Stated goal: Isolate every line in the data with the string "document" and copy it.

--------

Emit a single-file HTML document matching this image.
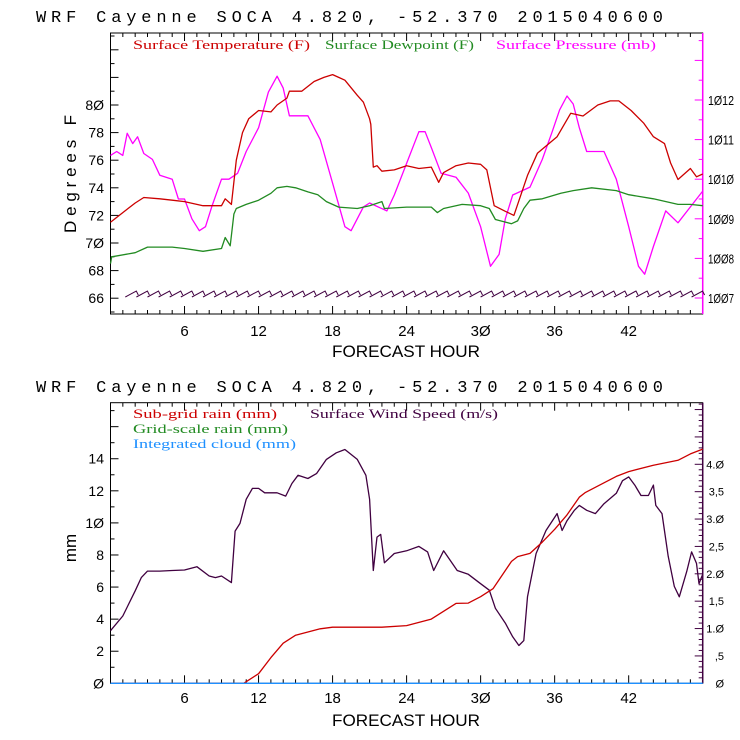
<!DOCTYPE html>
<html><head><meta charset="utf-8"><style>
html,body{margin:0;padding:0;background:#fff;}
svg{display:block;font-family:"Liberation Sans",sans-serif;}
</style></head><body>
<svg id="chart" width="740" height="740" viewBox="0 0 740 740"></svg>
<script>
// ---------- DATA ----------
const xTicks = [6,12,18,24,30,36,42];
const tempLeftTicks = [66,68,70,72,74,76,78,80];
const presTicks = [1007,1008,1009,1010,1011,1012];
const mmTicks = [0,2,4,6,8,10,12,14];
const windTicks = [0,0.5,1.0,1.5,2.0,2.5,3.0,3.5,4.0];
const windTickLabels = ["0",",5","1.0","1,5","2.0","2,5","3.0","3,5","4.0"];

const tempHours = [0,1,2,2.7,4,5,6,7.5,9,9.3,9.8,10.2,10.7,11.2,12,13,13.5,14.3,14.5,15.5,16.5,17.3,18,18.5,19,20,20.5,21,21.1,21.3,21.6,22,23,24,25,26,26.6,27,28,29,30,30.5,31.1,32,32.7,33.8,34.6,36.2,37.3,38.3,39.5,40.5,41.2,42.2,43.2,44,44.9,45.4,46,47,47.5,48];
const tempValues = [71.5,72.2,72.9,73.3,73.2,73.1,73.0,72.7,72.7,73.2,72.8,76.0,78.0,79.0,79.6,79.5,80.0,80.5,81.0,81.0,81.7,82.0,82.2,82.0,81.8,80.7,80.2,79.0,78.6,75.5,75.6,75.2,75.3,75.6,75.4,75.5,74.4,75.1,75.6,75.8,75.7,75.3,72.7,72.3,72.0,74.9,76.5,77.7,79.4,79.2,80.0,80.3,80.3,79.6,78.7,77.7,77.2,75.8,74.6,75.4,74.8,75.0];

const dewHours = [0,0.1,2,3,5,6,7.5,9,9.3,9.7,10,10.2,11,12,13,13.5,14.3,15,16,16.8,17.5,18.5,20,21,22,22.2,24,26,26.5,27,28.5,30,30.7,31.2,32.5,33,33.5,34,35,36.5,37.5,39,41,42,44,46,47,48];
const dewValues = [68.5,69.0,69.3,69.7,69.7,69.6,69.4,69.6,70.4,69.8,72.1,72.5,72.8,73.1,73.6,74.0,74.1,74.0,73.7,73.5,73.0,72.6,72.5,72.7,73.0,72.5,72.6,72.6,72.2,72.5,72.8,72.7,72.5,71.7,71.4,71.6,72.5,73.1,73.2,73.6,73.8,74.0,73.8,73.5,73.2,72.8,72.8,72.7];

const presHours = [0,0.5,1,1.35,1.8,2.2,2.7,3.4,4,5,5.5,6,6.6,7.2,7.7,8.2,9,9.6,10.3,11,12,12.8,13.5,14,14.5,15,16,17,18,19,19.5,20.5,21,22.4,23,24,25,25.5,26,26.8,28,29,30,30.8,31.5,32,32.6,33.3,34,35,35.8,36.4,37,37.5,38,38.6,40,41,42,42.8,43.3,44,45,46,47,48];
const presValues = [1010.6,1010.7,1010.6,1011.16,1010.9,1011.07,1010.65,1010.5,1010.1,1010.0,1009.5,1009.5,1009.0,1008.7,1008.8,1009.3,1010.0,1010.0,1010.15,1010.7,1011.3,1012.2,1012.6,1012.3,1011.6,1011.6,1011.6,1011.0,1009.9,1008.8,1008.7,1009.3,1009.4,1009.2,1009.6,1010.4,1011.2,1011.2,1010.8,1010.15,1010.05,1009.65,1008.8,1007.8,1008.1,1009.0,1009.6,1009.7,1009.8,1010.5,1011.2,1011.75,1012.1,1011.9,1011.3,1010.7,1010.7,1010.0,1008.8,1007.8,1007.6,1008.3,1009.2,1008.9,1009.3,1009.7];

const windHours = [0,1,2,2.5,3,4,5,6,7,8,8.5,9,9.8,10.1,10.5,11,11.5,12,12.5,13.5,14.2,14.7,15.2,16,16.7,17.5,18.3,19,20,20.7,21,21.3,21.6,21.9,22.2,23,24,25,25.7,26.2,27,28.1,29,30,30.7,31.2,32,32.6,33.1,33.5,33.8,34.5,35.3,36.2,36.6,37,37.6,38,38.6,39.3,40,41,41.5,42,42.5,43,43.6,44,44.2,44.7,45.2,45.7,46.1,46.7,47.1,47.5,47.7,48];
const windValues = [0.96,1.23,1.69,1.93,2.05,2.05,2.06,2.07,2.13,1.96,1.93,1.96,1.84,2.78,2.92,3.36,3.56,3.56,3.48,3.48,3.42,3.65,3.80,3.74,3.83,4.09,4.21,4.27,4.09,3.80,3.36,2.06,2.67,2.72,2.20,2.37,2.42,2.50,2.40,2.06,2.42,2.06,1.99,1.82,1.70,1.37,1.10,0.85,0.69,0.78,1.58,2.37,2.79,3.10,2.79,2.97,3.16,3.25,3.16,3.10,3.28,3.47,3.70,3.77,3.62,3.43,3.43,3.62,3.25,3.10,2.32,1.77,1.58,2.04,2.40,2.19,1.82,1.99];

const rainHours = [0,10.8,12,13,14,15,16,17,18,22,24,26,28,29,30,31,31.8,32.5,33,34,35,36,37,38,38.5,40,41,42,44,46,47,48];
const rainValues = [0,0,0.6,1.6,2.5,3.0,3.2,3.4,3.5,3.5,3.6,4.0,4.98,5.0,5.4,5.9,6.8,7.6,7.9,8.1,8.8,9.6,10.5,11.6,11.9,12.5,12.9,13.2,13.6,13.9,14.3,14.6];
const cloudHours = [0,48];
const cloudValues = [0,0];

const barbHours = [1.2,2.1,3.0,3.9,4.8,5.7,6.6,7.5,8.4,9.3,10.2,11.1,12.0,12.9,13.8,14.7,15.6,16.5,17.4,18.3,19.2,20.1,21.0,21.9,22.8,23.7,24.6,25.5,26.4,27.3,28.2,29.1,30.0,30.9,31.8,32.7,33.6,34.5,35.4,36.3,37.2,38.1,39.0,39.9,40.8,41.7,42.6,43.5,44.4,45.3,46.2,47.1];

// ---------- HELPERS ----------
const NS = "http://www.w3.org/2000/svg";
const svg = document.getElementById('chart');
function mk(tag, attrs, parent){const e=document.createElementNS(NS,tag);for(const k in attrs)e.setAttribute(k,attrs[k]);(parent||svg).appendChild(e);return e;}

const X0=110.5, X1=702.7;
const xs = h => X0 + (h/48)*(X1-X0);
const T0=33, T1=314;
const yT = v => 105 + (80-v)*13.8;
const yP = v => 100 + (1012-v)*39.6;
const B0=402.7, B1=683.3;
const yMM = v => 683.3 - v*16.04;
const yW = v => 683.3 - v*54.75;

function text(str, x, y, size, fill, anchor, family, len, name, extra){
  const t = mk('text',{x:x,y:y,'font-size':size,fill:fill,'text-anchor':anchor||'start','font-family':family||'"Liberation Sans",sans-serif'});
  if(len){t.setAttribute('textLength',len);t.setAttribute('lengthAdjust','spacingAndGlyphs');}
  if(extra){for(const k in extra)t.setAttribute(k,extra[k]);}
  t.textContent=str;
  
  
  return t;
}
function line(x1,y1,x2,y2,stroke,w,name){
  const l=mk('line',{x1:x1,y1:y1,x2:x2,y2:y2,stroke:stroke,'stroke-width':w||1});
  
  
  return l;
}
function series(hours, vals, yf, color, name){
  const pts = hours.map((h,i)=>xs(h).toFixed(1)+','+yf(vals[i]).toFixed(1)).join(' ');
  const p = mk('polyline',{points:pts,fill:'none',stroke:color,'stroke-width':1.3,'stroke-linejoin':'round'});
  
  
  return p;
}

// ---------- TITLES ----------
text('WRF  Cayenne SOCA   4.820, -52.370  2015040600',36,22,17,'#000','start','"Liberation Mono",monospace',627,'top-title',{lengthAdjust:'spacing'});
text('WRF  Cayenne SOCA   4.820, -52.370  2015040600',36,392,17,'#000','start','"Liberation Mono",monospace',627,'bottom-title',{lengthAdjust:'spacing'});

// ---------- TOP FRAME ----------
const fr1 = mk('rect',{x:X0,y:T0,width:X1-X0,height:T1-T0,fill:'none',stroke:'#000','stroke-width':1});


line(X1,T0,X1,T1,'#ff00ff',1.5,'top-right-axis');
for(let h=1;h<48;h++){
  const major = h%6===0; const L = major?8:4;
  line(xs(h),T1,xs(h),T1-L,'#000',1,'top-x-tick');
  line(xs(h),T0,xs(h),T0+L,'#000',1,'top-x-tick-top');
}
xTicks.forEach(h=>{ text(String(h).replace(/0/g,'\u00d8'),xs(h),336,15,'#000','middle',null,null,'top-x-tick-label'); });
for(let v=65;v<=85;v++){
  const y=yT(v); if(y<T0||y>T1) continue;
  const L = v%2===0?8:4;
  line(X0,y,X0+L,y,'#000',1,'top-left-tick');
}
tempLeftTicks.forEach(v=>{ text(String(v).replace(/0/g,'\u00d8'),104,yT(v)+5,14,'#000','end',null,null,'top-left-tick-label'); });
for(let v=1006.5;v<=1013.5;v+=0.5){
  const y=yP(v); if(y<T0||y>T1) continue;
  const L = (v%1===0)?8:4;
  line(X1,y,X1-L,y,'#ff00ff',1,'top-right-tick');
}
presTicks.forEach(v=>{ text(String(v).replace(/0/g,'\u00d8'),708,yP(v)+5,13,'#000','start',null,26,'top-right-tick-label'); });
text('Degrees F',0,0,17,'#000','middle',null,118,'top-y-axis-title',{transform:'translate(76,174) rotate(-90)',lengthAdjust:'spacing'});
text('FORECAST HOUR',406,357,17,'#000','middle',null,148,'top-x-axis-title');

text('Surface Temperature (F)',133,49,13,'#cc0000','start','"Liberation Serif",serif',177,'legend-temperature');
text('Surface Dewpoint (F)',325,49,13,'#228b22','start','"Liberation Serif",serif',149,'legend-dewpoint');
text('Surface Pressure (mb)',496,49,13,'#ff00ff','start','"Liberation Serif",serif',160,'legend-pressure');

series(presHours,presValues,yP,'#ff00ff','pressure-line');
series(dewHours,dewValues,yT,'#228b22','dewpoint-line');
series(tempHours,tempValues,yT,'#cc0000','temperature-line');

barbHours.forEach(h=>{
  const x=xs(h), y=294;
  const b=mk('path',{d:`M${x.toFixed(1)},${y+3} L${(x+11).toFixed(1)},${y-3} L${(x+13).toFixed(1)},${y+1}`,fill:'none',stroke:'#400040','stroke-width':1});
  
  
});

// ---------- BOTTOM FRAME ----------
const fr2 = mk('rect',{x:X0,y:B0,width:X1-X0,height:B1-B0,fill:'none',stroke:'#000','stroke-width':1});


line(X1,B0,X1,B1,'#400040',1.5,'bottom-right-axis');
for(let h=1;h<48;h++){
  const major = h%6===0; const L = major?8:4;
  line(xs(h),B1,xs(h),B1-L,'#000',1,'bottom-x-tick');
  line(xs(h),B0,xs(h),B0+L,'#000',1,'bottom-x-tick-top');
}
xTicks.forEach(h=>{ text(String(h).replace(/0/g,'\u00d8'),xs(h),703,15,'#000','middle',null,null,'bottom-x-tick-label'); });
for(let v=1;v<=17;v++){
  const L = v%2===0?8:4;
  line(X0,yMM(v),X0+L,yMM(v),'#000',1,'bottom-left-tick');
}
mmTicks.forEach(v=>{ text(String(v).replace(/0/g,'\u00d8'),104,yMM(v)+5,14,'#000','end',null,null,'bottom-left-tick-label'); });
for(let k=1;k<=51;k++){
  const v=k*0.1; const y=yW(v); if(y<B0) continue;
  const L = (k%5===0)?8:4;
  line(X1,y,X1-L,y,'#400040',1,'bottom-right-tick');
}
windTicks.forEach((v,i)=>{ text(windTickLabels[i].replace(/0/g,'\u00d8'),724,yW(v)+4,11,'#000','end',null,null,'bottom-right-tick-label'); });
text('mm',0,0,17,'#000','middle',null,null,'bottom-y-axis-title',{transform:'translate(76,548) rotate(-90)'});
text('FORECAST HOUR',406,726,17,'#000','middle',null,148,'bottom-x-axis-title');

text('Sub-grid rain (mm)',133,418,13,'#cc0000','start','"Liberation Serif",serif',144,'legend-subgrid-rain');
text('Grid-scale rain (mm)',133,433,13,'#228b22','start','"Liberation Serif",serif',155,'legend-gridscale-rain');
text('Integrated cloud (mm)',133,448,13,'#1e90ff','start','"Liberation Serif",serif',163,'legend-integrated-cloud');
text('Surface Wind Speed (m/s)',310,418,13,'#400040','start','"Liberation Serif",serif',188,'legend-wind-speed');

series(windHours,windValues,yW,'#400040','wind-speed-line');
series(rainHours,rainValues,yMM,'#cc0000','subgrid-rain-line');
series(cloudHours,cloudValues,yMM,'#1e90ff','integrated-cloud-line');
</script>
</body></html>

--------

Answer:
Emit a single-file HTML document matching this image.
const svg = document.getElementById('chart');
function mk(tag, attrs, parent){const e=document.createElementNS(NS,tag);for(const k in attrs)e.setAttribute(k,attrs[k]);(parent||svg).appendChild(e);return e;}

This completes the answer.